Casting for nationalist votes in the presidential election runoff, opposition candidate Kemal Kilicdaroglu takes a sharpened tone on refugees. 
Leader of the Republican People's Party (CHP) and the joint presidential candidate of the Nation Alliance, Kemal Kilicdaroglu gives a press conference in Ankara on May 18, 2023.

IZMIR, Turkey — With a little over a week to go until a crucial runoff to determine Turkey’s next president, opposition candidate Kemal Kilicdaroglu held his first presser since the elections, striking a nationalist tone by pledging to send refugees home immediately upon taking power.

In an unusually hawkish speech Thursday, Kilicdaroglu targeted incumbent President Recep Tayyip Erdogan, who led the first round of Turkey’s nail-biter presidential polls by 5% on May 14, for allowing the unregulated influx of refugees and asylum seekers. 

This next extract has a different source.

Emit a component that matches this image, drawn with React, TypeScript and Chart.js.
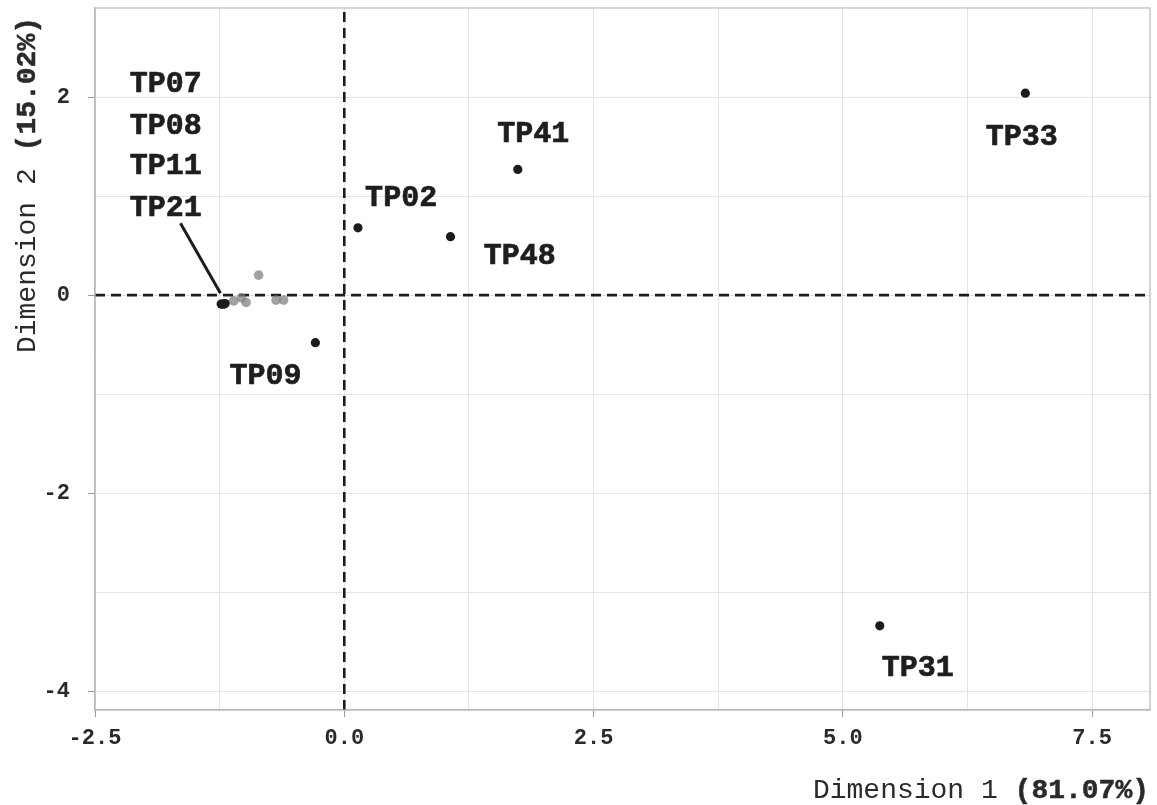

“I am declaring hereby, I will send all refugees back home as soon as I am elected as president, period,” said Kilicdaroglu, claiming that the present government’s open-border policy would bring “10 million refugees more” if they were reelected. 

“Erdogan, you have neither protected this country’s honor nor its borders. You have brought 10 million refugees to this country. Like this wasn't enough, you sold the citizenship of the Republic of Turkey to import votes; you turned Turks into refugees in their own country,” Kilicdaroglu told a cheering crowd at his party headquarters in Ankara, where he pushed his new campaign slogan, #MakeUpYourMind.